■ **INFORMATION SHOWN**:
^^^^

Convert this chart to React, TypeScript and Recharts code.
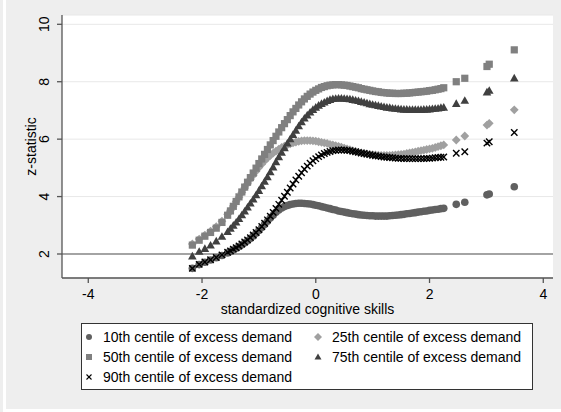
import React from "react";
import {
    ScatterChart,
    Scatter,
    XAxis,
    YAxis,
    CartesianGrid,
    ReferenceLine,
    Legend,
} from "recharts";

// standardized cognitive skills (x positions of the estimates)
const xs = [
    -2.17, -2.05, -1.95, -1.85, -1.75, -1.65, -1.55,
    -1.5, -1.45, -1.4, -1.35, -1.3, -1.25, -1.2, -1.15, -1.1, -1.05,
    -1.0, -0.95, -0.9, -0.85, -0.8, -0.75, -0.7, -0.65, -0.6, -0.55,
    -0.5, -0.45, -0.4, -0.35, -0.3, -0.25, -0.2, -0.15, -0.1, -0.05,
    0, 0.05, 0.1, 0.15, 0.2, 0.25, 0.3, 0.35, 0.4,
    0.45, 0.5, 0.55, 0.6, 0.65, 0.7, 0.75, 0.8, 0.85, 0.9, 0.95,
    1.0, 1.05, 1.1, 1.15, 1.2, 1.25, 1.3, 1.35, 1.4, 1.45,
    1.5, 1.55, 1.6, 1.65, 1.7, 1.75, 1.8, 1.85, 1.9, 1.95,
    2.0, 2.05, 2.1, 2.15, 2.2, 2.25,
    2.47, 2.62, 3.01, 3.05, 3.49,
];

// z-statistics by centile of excess demand
const p10 = [
    1.5, 1.63, 1.71, 1.79, 1.87, 1.95, 2.04,
    2.09, 2.14, 2.2, 2.26, 2.32, 2.39, 2.46, 2.54, 2.63, 2.72,
    2.82, 2.92, 3.03, 3.14, 3.25, 3.35, 3.45, 3.53, 3.6, 3.65,
    3.69, 3.72, 3.74, 3.76, 3.77, 3.77, 3.76, 3.75, 3.74, 3.72,
    3.7, 3.68, 3.65, 3.63, 3.6, 3.58, 3.55, 3.53, 3.5,
    3.48, 3.46, 3.44, 3.42, 3.4, 3.39, 3.37, 3.36, 3.35, 3.34, 3.33,
    3.33, 3.32, 3.32, 3.32, 3.32, 3.32, 3.33, 3.34, 3.35, 3.36,
    3.37, 3.38, 3.4, 3.41, 3.43, 3.44, 3.46, 3.47, 3.49, 3.5,
    3.52, 3.53, 3.55, 3.56, 3.58, 3.59,
    3.73, 3.8, 4.06, 4.09, 4.34,
];
const p25 = [
    2.35, 2.52, 2.66, 2.8, 2.95, 3.14, 3.38,
    3.52, 3.67, 3.83, 3.98, 4.14, 4.3, 4.45, 4.6, 4.74, 4.88,
    5.01, 5.13, 5.24, 5.34, 5.43, 5.51, 5.58, 5.65, 5.71, 5.76,
    5.8, 5.84, 5.87, 5.9, 5.92, 5.94, 5.95, 5.95, 5.95, 5.94,
    5.93, 5.91, 5.89, 5.87, 5.85, 5.82, 5.8, 5.77, 5.75,
    5.72, 5.69, 5.66, 5.63, 5.6, 5.57, 5.54, 5.52, 5.5, 5.49, 5.47,
    5.46, 5.45, 5.44, 5.43, 5.43, 5.43, 5.43, 5.44, 5.45, 5.46,
    5.47, 5.48, 5.5, 5.52, 5.54, 5.56, 5.58, 5.6, 5.62, 5.64,
    5.66, 5.68, 5.71, 5.74, 5.77, 5.8,
    5.97, 6.11, 6.49, 6.55, 7.02,
];
const p50 = [
    2.31, 2.48, 2.62, 2.75, 2.9, 3.1, 3.35,
    3.5, 3.66, 3.83, 3.99, 4.16, 4.33, 4.5, 4.66, 4.82, 4.99,
    5.15, 5.31, 5.47, 5.64, 5.8, 5.95, 6.1, 6.25, 6.4, 6.54,
    6.68, 6.82, 6.95, 7.07, 7.19, 7.3, 7.4, 7.49, 7.57, 7.64,
    7.7, 7.75, 7.8, 7.83, 7.86, 7.88, 7.89, 7.9, 7.9,
    7.89, 7.88, 7.87, 7.85, 7.83, 7.81, 7.79, 7.76, 7.74, 7.72, 7.7,
    7.68, 7.66, 7.65, 7.63, 7.62, 7.61, 7.6, 7.6, 7.59, 7.59,
    7.59, 7.6, 7.6, 7.61, 7.62, 7.63, 7.64, 7.65, 7.66, 7.67,
    7.69, 7.7, 7.72, 7.74, 7.76, 7.79,
    8.0, 8.12, 8.53, 8.61, 9.11,
];
const p75 = [
    1.92, 2.08, 2.18, 2.3, 2.44, 2.6, 2.77,
    2.88, 2.99, 3.1, 3.22, 3.35, 3.48, 3.62, 3.76, 3.9, 4.05,
    4.2, 4.36, 4.52, 4.68, 4.85, 5.02, 5.2, 5.37, 5.53, 5.69,
    5.85, 6.0, 6.15, 6.3, 6.45, 6.59, 6.72, 6.83, 6.93, 7.02,
    7.1, 7.17, 7.23, 7.28, 7.33, 7.37, 7.4, 7.41, 7.42,
    7.42, 7.41, 7.4, 7.39, 7.37, 7.35, 7.33, 7.3, 7.28, 7.25, 7.22,
    7.2, 7.18, 7.16, 7.14, 7.12, 7.1, 7.09, 7.07, 7.06, 7.05,
    7.04, 7.03, 7.03, 7.02, 7.02, 7.02, 7.02, 7.02, 7.03, 7.03,
    7.04, 7.05, 7.06, 7.07, 7.09, 7.1,
    7.23, 7.34, 7.63, 7.69, 8.12,
];
const p90 = [
    1.5, 1.64, 1.72, 1.8, 1.88, 1.97, 2.06,
    2.11, 2.17, 2.22, 2.28, 2.35, 2.42, 2.49, 2.57, 2.66, 2.75,
    2.85, 2.96, 3.07, 3.19, 3.32, 3.45, 3.59, 3.73, 3.87, 4.01,
    4.15, 4.3, 4.44, 4.58, 4.71, 4.83, 4.95, 5.06, 5.16, 5.25,
    5.32, 5.39, 5.45, 5.5, 5.54, 5.57, 5.6, 5.61, 5.62,
    5.62, 5.62, 5.61, 5.6, 5.58, 5.56, 5.54, 5.52, 5.5, 5.48, 5.46,
    5.44, 5.42, 5.41, 5.39, 5.38, 5.37, 5.36, 5.35, 5.34, 5.33,
    5.33, 5.32, 5.32, 5.32, 5.32, 5.32, 5.32, 5.32, 5.32, 5.33,
    5.33, 5.34, 5.35, 5.36, 5.37, 5.38,
    5.51, 5.56, 5.86, 5.91, 6.23,
];

const seriesNames = [
    "10th centile of excess demand",
    "25th centile of excess demand",
    "50th centile of excess demand",
    "75th centile of excess demand",
    "90th centile of excess demand",
];
const xTicks = [-4, -2, 0, 2, 4];
const yTicks = [2, 4, 6, 8, 10];

const font = "'Liberation Sans', Arial, Helvetica, sans-serif";
const axisColor = "#555";

const toPoints = (ys: number[]) => xs.map((x, i) => ({ x, y: ys[i] }));

// marker shapes (stata style)
const circleShape = (p: any) => <circle cx={p.cx} cy={p.cy} r={3.8} fill="#606060" />;
const diamondShape = (p: any) => {
    const r = 4.4;
    return (
        <polygon
            points={`${p.cx},${p.cy - r} ${p.cx + r},${p.cy} ${p.cx},${p.cy + r} ${p.cx - r},${p.cy}`}
            fill="#a0a0a0"
        />
    );
};
const squareShape = (p: any) => (
    <rect x={p.cx - 3.6} y={p.cy - 3.6} width={7.2} height={7.2} fill="#808080" />
);
const triangleShape = (p: any) => (
    <polygon
        points={`${p.cx},${p.cy - 4.5} ${p.cx + 4.3},${p.cy + 3.1} ${p.cx - 4.3},${p.cy + 3.1}`}
        fill="#404040"
    />
);
const crossShape = (p: any) => {
    const r = 3.2;
    return (
        <g stroke="#000" strokeWidth={1.4}>
            <line x1={p.cx - r} y1={p.cy - r} x2={p.cx + r} y2={p.cy + r} />
            <line x1={p.cx - r} y1={p.cy + r} x2={p.cx + r} y2={p.cy - r} />
        </g>
    );
};

const legendMarker = (i: number) => {
    switch (i) {
        case 0:
            return <circle cx={6} cy={6} r={3} fill="#606060" />;
        case 1:
            return <polygon points="6,2 10,6 6,10 2,6" fill="#a0a0a0" />;
        case 2:
            return <rect x={3} y={3} width={6} height={6} fill="#808080" />;
        case 3:
            return <polygon points="6,2.5 9.5,8.5 2.5,8.5" fill="#404040" />;
        default:
            return (
                <g stroke="#000" strokeWidth={1.1}>
                    <line x1={3.5} y1={3.5} x2={8.5} y2={8.5} />
                    <line x1={3.5} y1={8.5} x2={8.5} y2={3.5} />
                </g>
            );
    }
};

const LegendBox = () => (
    <div
        style={{
            position: "relative",
            width: 452,
            height: 67,
            border: "1px solid #333",
            background: "#fff",
            boxSizing: "border-box",
            fontFamily: font,
            fontSize: 14,
            color: "#000",
        }}
    >
        {seriesNames.map((name, i) => {
            const col = i % 2;
            const row = Math.floor(i / 2);
            return (
                <div
                    key={name}
                    style={{
                        position: "absolute",
                        left: col ? 230 : 1,
                        top: 3 + row * 20,
                        height: 20,
                        display: "flex",
                        alignItems: "center",
                        whiteSpace: "nowrap",
                    }}
                >
                    <svg width={12} height={12}>
                        {legendMarker(i)}
                    </svg>
                    <span style={{ marginLeft: 8 }}>{name}</span>
                </div>
            );
        })}
    </div>
);

const YTick = (props: any) => {
    const { y, payload } = props;
    return (
        <text
            x={44}
            y={y}
            dy="0.36em"
            textAnchor="middle"
            transform={`rotate(-90, 44, ${y})`}
            fill="#000"
            fontSize={14}
            fontFamily={font}
        >
            {payload.value}
        </text>
    );
};

const App = () => {
    return (
        <div
            style={{
                position: "absolute",
                left: 0,
                top: 0,
                width: 561,
                height: 412,
                background: "#fff",
                fontFamily: font,
            }}
        >
            <div style={{ position: "absolute", left: 0, top: 0, width: 3, height: 412, background: "#eeeeee" }} />
            <div style={{ position: "absolute", left: 6, top: 0, width: 555, height: 409, background: "#eeeeee" }} />
            <div style={{ position: "absolute", left: 0, top: 0 }}>
                <ScatterChart
                    width={561}
                    height={412}
                    margin={{ top: 15, right: 8, bottom: 94, left: 0 }}
                >
                    <CartesianGrid
                        vertical={false}
                        stroke="#e8e8e8"
                        fill="#fff"
                        fillOpacity={1}
                    />
                    <XAxis
                        type="number"
                        dataKey="x"
                        domain={[-4.462, 4.171]}
                        ticks={xTicks}
                        allowDataOverflow
                        height={40}
                        tickSize={5}
                        tickMargin={6}
                        stroke={axisColor}
                        strokeWidth={1.3}
                        tick={{ fill: "#000", fontSize: 14, fontFamily: font }}
                        label={{
                            value: "standardized cognitive skills",
                            position: "insideTop",
                            offset: 26,
                            fill: "#000",
                            fontSize: 14,
                            fontFamily: font,
                        }}
                    />
                    <YAxis
                        type="number"
                        dataKey="y"
                        domain={[1.164, 10.324]}
                        ticks={yTicks}
                        allowDataOverflow
                        width={62}
                        tickSize={5}
                        stroke={axisColor}
                        strokeWidth={1.3}
                        tick={<YTick />}
                        label={{
                            value: "z-statistic",
                            angle: -90,
                            position: "center",
                            fill: "#000",
                            fontSize: 14,
                            fontFamily: font,
                        }}
                    />
                    <ReferenceLine y={2} stroke={axisColor} strokeWidth={1.2} />
                    <Scatter name={seriesNames[0]} data={toPoints(p10)} shape={circleShape} isAnimationActive={false} />
                    <Scatter name={seriesNames[1]} data={toPoints(p25)} shape={diamondShape} isAnimationActive={false} />
                    <Scatter name={seriesNames[2]} data={toPoints(p50)} shape={squareShape} isAnimationActive={false} />
                    <Scatter name={seriesNames[3]} data={toPoints(p75)} shape={triangleShape} isAnimationActive={false} />
                    <Scatter name={seriesNames[4]} data={toPoints(p90)} shape={crossShape} isAnimationActive={false} />
                    <Legend
                        layout="horizontal"
                        verticalAlign="middle"
                        align="center"
                        content={() => <LegendBox />}
                        wrapperStyle={{ top: 323, left: 81, width: 452, height: 67 }}
                    />
                </ScatterChart>
            </div>
        </div>
    );
};

export default App;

^^^^

■ **STATED PROBLEM**: From the data above, copy each line where the string "React" appears.

■ **FINISHED EXERCISE**:
Convert this chart to React, TypeScript and Recharts code.
import React from "react";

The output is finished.